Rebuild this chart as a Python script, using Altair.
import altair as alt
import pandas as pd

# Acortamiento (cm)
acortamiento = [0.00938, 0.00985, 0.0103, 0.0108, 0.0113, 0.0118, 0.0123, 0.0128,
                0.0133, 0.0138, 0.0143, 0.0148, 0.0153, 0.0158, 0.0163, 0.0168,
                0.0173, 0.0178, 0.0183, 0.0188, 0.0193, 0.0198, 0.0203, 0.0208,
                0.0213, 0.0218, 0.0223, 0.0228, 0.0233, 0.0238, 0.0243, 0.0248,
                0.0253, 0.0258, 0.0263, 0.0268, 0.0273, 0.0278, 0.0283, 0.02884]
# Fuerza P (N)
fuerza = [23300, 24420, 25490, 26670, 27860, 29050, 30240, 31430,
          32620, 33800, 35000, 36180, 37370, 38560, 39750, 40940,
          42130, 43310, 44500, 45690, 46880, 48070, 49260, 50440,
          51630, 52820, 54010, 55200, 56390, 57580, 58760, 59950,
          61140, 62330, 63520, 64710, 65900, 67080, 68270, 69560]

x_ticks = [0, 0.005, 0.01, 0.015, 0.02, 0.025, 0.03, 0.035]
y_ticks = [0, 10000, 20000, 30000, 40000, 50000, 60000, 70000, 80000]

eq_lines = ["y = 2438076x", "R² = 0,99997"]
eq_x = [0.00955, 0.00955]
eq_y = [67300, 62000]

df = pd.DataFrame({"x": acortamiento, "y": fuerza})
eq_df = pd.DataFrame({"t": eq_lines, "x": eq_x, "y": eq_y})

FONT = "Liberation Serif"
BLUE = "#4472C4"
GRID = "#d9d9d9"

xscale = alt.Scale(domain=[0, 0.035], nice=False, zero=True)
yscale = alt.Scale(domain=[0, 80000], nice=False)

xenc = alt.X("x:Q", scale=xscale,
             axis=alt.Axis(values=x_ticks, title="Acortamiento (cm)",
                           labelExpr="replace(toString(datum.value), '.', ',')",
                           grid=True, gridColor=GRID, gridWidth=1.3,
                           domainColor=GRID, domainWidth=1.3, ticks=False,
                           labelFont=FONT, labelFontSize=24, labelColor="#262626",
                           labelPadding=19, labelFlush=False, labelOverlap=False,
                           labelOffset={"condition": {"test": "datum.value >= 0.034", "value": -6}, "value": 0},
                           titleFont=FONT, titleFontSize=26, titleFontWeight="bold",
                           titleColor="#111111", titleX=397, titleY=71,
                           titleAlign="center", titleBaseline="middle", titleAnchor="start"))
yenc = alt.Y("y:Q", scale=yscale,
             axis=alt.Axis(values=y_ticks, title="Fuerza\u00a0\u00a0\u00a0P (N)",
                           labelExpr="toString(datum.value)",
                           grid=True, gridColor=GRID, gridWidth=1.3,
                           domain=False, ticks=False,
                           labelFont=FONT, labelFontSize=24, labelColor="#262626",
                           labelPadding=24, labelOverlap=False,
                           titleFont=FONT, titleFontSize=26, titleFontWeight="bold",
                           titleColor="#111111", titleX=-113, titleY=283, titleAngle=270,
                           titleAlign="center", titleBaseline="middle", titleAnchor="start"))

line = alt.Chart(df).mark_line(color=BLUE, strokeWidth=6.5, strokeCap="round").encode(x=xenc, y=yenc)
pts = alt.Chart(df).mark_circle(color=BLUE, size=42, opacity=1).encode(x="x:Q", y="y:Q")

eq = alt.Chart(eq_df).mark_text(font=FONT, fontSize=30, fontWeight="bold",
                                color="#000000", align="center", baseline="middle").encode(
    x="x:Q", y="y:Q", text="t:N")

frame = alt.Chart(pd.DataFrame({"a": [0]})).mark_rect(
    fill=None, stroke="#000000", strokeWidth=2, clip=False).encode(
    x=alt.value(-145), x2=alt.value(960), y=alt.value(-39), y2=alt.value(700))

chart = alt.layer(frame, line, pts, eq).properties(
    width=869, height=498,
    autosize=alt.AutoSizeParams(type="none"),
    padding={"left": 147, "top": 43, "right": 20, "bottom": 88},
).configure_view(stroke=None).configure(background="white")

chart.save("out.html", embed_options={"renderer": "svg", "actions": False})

# # # # #

Instructions to follow
Quote the listing above from its first line to the line with "import pandas as pd", inclusive, and add nothing.

Written solution
Rebuild this chart as a Python script, using Altair.
import altair as alt
import pandas as pd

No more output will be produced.